Strongly-correlated quantum-plasma simulations via classical maps and density-functional theory - going beyond big codes

A nominally ``high-temperature'' plasma may be a ``cold quantum system" if the ratio $T/E_F<1$, where $T$ is the temperature (energy units), and $E_F$ is the Fermi energy. The electron spin and possible ionization states $Z^{i+}$ require multi-component simulations versatile enough for quantum, classical and thermal effects, bound states, etc., when e-e, e-ion and ion-ion interactions are not weak. In {\it ab initio} calculations, the densities and $T$ (or several subsytem temperatures) are inputs. The outputs are the equation of state, transport and optical properties. Density-functional-theory (DFT) and molecular-dynamics (MD) based simulations via codes like VASP (Vienna ab-initio simulation package) treat a small number of particles in a box. These methods do not accurately implement e-e pair correlations. The particle statistics are poor for multi-component systems. The computational effort is very large and demanding.
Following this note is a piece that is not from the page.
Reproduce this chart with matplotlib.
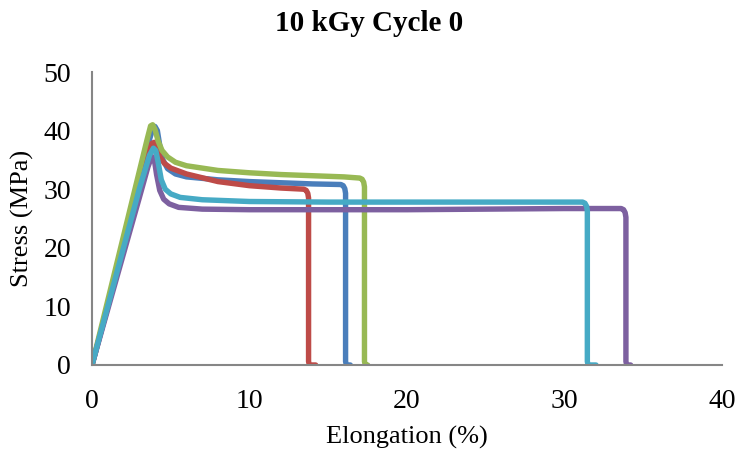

We present simpler methods using liquid structure theory, classical maps of quantum systems, and DFT to establish simple, accurate computational procedures for highly correlated multi-component systems. Such quantum calculations for jellium at $T=0$, finite-$T$ high density H-plasmas and Al-plasmas, are contrasted with equivalent calculations from Quantum Monte-Carlo, or VASP-based simulations.